# Build Direct: Do Not Buy from them!!!!!



## writersbrother (Dec 15, 2011)

I am living a nightmare since I installed flooring that I purchased from this online retailer. In last August I purchased about 2000 sq feet of Build Direct Vanier Cosmopolitan Santos Mahogany engineered hardwood flooring. About a week after most of it was installed, it began to crack and delaminate. Installation was stopped, Build Direct was notified, and then waited and waited and waited for inspector from Build Direct.  All during this time, more and more of the floor cracked and dozens of planks delaminated.  

After weeks an inspector showed up for about 35 minutes. He wrote one paragraph "report" with no conclusions or determination of cause of delamination.

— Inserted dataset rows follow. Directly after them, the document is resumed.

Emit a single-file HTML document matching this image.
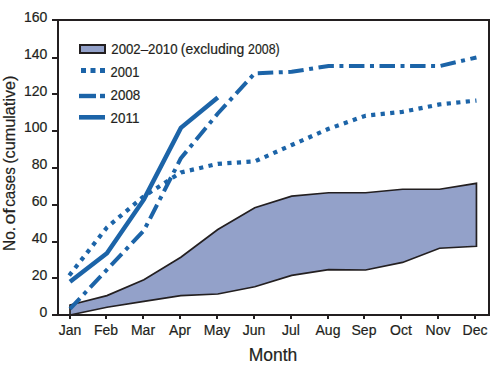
<!DOCTYPE html>
<html><head><meta charset="utf-8"><style>
html,body{margin:0;padding:0;background:#fff;width:503px;height:365px;overflow:hidden}
svg{display:block}
.t{font-family:"Liberation Sans",sans-serif;font-size:14px;fill:#231f20;stroke:#231f20;stroke-width:0.2px}
.big{font-family:"Liberation Sans",sans-serif;font-size:16px;fill:#231f20;stroke:#231f20;stroke-width:0.2px}
</style></head><body>
<svg width="503" height="365" viewBox="0 0 503 365">
<polygon points="70.00,305.04 106.95,295.64 143.90,279.78 180.85,257.29 217.80,229.45 254.75,207.69 291.70,196.08 328.65,192.76 365.60,192.76 402.55,189.26 439.50,189.26 476.45,183.36 476.45,246.23 439.50,248.26 402.55,262.45 365.60,270.01 328.65,269.64 291.70,275.36 254.75,286.79 217.80,293.98 180.85,295.64 143.90,301.36 106.95,307.26 70.00,315.00" fill="#93a1c9" stroke="#231f20" stroke-width="1.7" stroke-linejoin="miter"/>
<rect x="57" y="19" width="2" height="297" fill="#231f20"/>
<rect x="52" y="19" width="438" height="2" fill="#231f20"/>
<rect x="52" y="314" width="438" height="2" fill="#231f20"/>
<rect x="488" y="19" width="2" height="297" fill="#231f20"/>
<rect x="52" y="19" width="6" height="2" fill="#231f20"/>
<text x="47.4" y="21.80" text-anchor="end" class="t">160</text>
<rect x="52" y="57" width="6" height="2" fill="#231f20"/>
<text x="47.4" y="58.68" text-anchor="end" class="t">140</text>
<rect x="52" y="93" width="6" height="2" fill="#231f20"/>
<text x="47.4" y="95.55" text-anchor="end" class="t">120</text>
<rect x="52" y="130" width="6" height="2" fill="#231f20"/>
<text x="47.4" y="132.43" text-anchor="end" class="t">100</text>
<rect x="52" y="167" width="6" height="2" fill="#231f20"/>
<text x="47.4" y="169.30" text-anchor="end" class="t">80</text>
<rect x="52" y="204" width="6" height="2" fill="#231f20"/>
<text x="47.4" y="206.18" text-anchor="end" class="t">60</text>
<rect x="52" y="241" width="6" height="2" fill="#231f20"/>
<text x="47.4" y="243.05" text-anchor="end" class="t">40</text>
<rect x="52" y="277" width="6" height="2" fill="#231f20"/>
<text x="47.4" y="279.93" text-anchor="end" class="t">20</text>
<rect x="52" y="314" width="6" height="2" fill="#231f20"/>
<text x="47.4" y="316.80" text-anchor="end" class="t">0</text>
<rect x="69" y="315" width="2" height="4" fill="#231f20"/>
<text x="70" y="335.4" text-anchor="middle" class="t">Jan</text>
<rect x="105" y="315" width="2" height="4" fill="#231f20"/>
<text x="106" y="335.4" text-anchor="middle" class="t">Feb</text>
<rect x="142" y="315" width="2" height="4" fill="#231f20"/>
<text x="143" y="335.4" text-anchor="middle" class="t">Mar</text>
<rect x="179" y="315" width="2" height="4" fill="#231f20"/>
<text x="180" y="335.4" text-anchor="middle" class="t">Apr</text>
<rect x="216" y="315" width="2" height="4" fill="#231f20"/>
<text x="217" y="335.4" text-anchor="middle" class="t">May</text>
<rect x="253" y="315" width="2" height="4" fill="#231f20"/>
<text x="254" y="335.4" text-anchor="middle" class="t">Jun</text>
<rect x="290" y="315" width="2" height="4" fill="#231f20"/>
<text x="291" y="335.4" text-anchor="middle" class="t">Jul</text>
<rect x="327" y="315" width="2" height="4" fill="#231f20"/>
<text x="328" y="335.4" text-anchor="middle" class="t">Aug</text>
<rect x="363" y="315" width="2" height="4" fill="#231f20"/>
<text x="364" y="335.4" text-anchor="middle" class="t">Sep</text>
<rect x="400" y="315" width="2" height="4" fill="#231f20"/>
<text x="401" y="335.4" text-anchor="middle" class="t">Oct</text>
<rect x="437" y="315" width="2" height="4" fill="#231f20"/>
<text x="438" y="335.4" text-anchor="middle" class="t">Nov</text>
<rect x="474" y="315" width="2" height="4" fill="#231f20"/>
<text x="475" y="335.4" text-anchor="middle" class="t">Dec</text>
<text x="273" y="360.7" text-anchor="middle" class="big" style="font-size:17.5px">Month</text>
<text transform="translate(15.0,239.00) rotate(-90)" x="0" y="0" text-anchor="middle" class="big" textLength="24.1" lengthAdjust="spacingAndGlyphs">No.</text>
<text transform="translate(15.0,216.40) rotate(-90)" x="0" y="0" text-anchor="middle" class="big" textLength="16.2" lengthAdjust="spacingAndGlyphs">of</text>
<text transform="translate(15.0,187.05) rotate(-90)" x="0" y="0" text-anchor="middle" class="big" textLength="39.5" lengthAdjust="spacingAndGlyphs">cases</text>
<text transform="translate(15.0,119.65) rotate(-90)" x="0" y="0" text-anchor="middle" class="big" textLength="88.3" lengthAdjust="spacingAndGlyphs">(cumulative)</text>
<polyline points="69.20,275.46 70.00,274.44 106.95,227.42 143.90,196.26 180.85,172.48 217.80,163.81 254.75,161.42 291.70,145.01 328.65,128.78 365.60,115.69 402.55,111.82 439.50,104.44 476.45,100.57" fill="none" stroke="#1c64a8" stroke-width="4.2" stroke-dasharray="4.2 5.365"/>
<polyline points="70.00,308.92 106.95,269.64 143.90,230.56 180.85,158.28 217.80,113.48 254.75,73.28 291.70,71.81 328.65,65.91 365.60,65.91 402.55,65.91 439.50,66.09 476.45,57.43" fill="none" stroke="#1c64a8" stroke-width="4" stroke-dasharray="15.5 5.53 4 5.53" stroke-dashoffset="1.03" stroke-linejoin="round"/>
<polyline points="70.00,281.81 106.95,253.23 143.90,199.40 180.85,127.86 217.80,97.44" fill="none" stroke="#1c64a8" stroke-width="4.5"/>
<rect x="80" y="45" width="25" height="8" fill="#93a1c9" stroke="#231f20" stroke-width="2"/>
<rect x="81" y="68" width="5" height="5" fill="#1c64a8"/>
<rect x="90.5" y="68" width="5" height="5" fill="#1c64a8"/>
<rect x="100" y="68" width="5" height="5" fill="#1c64a8"/>
<rect x="79" y="93.8" width="17" height="4.4" fill="#1c64a8"/>
<rect x="100" y="93.8" width="5" height="4.4" fill="#1c64a8"/>
<rect x="79" y="115" width="26" height="4.6" fill="#1c64a8"/>
<text x="144.40" y="53.6" text-anchor="middle" class="t" textLength="66.20" lengthAdjust="spacingAndGlyphs">2002–2010</text>
<text x="212.55" y="53.6" text-anchor="middle" class="t" textLength="63.50" lengthAdjust="spacingAndGlyphs">(excluding</text>
<text x="263.90" y="53.6" text-anchor="middle" class="t" textLength="31.60" lengthAdjust="spacingAndGlyphs">2008)</text>
<text x="125.00" y="76.6" text-anchor="middle" class="t" textLength="28.80" lengthAdjust="spacingAndGlyphs">2001</text>
<text x="125.45" y="99.7" text-anchor="middle" class="t" textLength="29.70" lengthAdjust="spacingAndGlyphs">2008</text>
<text x="125.00" y="122.6" text-anchor="middle" class="t" textLength="28.80" lengthAdjust="spacingAndGlyphs">2011</text>
</svg>
</body></html>
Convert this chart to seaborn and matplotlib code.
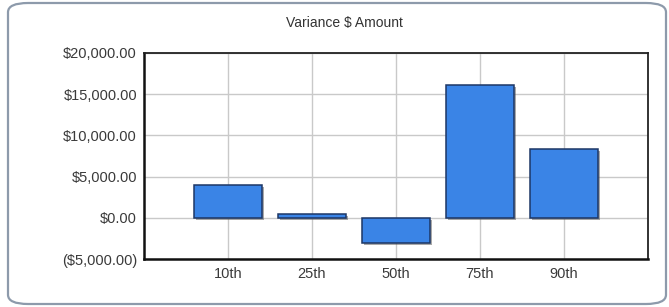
import matplotlib
matplotlib.use("Agg")
import matplotlib.pyplot as plt
import matplotlib.patheffects as pe
from matplotlib.patches import FancyBboxPatch
from matplotlib.ticker import FuncFormatter
import seaborn as sns

# ─── Data ────────────────────────────────────────────────────────────────────
categories = ["10th", "25th", "50th", "75th", "90th"]
variance   = [4000, 500, -3100, 16150, 8400]
y_ticks    = [-5000, 0, 5000, 10000, 15000, 20000]

TITLE = "Variance $ Amount"


def money(v, _pos=None):
    s = f"${abs(v):,.2f}"
    return f"({s})" if v < 0 else s


sns.set_theme(style="white")
plt.rcParams["font.family"] = ["Liberation Sans", "DejaVu Sans"]

fig = plt.figure(figsize=(6.69, 3.07), dpi=100)
fig.patch.set_facecolor("white")

# rounded frame round the whole chart
frame = FancyBboxPatch((8 / 669, 3 / 307), 658 / 669, 301 / 307,
                       boxstyle="round,pad=0,rounding_size=0.03",
                       transform=fig.transFigure, fill=False,
                       edgecolor="#8d9aab", linewidth=1.6, zorder=0)
fig.patches.append(frame)

ax = fig.add_axes([144 / 669, 1 - 259 / 307, 504 / 669, 206 / 307])

sns.barplot(x=categories, y=variance, color="#3a84e6", saturation=1,
            width=0.81, edgecolor="#1d3766", linewidth=1.1, ax=ax, zorder=3)
for bar in ax.patches:
    bar.set_path_effects([pe.SimplePatchShadow(offset=(1.5, -1.5),
                                               shadow_rgbFace="#555555",
                                               alpha=0.5),
                          pe.Normal()])

ax.set_xlim(-1, len(categories))
ax.set_ylim(y_ticks[0], y_ticks[-1])
ax.set_yticks(y_ticks)
ax.yaxis.set_major_formatter(FuncFormatter(money))
ax.set_xlabel("")
ax.set_ylabel("")

ax.grid(True, color="#c9c9c9", linewidth=1, zorder=0)
ax.set_axisbelow(True)
ax.tick_params(length=0, labelsize=10.5, labelcolor="#3a3a3a")
ax.tick_params(axis="y", pad=5)
ax.tick_params(axis="x", pad=6)

for side in ["left", "bottom"]:
    ax.spines[side].set_color("#111111")
    ax.spines[side].set_linewidth(1.8)
for side in ["top", "right"]:
    ax.spines[side].set_color("#222222")
    ax.spines[side].set_linewidth(1.3)

fig.text(344 / 669, 1 - 23 / 307, TITLE, ha="center", va="center",
         fontsize=10, color="#333333")

fig.savefig("out.png", dpi=100)
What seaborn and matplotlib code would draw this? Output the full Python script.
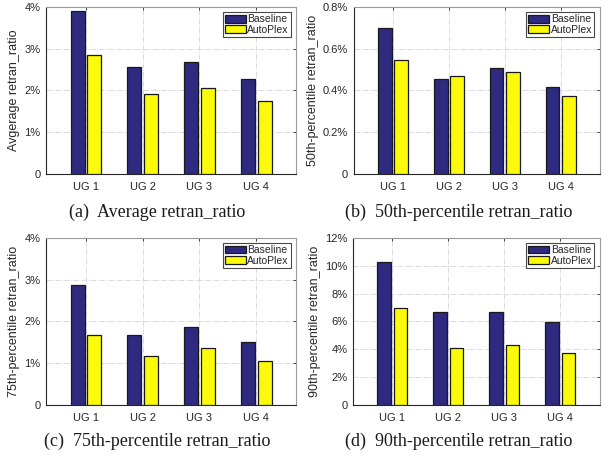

Build Direct came to their own conclusions blaming installer errors. 

I hired my own independent certified (court expert certified) inspector who did a very thorough 3 1/2 hour examination of the flooring. His conclusion was that delamination was manufacturing issue, and that the initial cause of cracking (checking) was manufacturing issue as well. 

Thus bottom line is that the only opinion of a certified wood flooring inspector is that there were manufacturing issues causing my floor to delaminate and check. Build Direct has only offered to sell me DIFFERENT wood at a discount. It will cost thousands and thousands of dollars to tear up the existing defective flooring, repair the damage to the subfloor from this, purchase new flooring, and have it installed. 

Do not repeat the mistake that I made. Do not buy from Build Direct. They sold me defective flooring which was determined by a certified wood flooring inspector, and do not support their product now that it has failed.


----------



## isola96 (Dec 17, 2011)

It's like amway for flooring you can't skimp on flooring or any heavy building supply's.
Thanks for the horror story lol


----------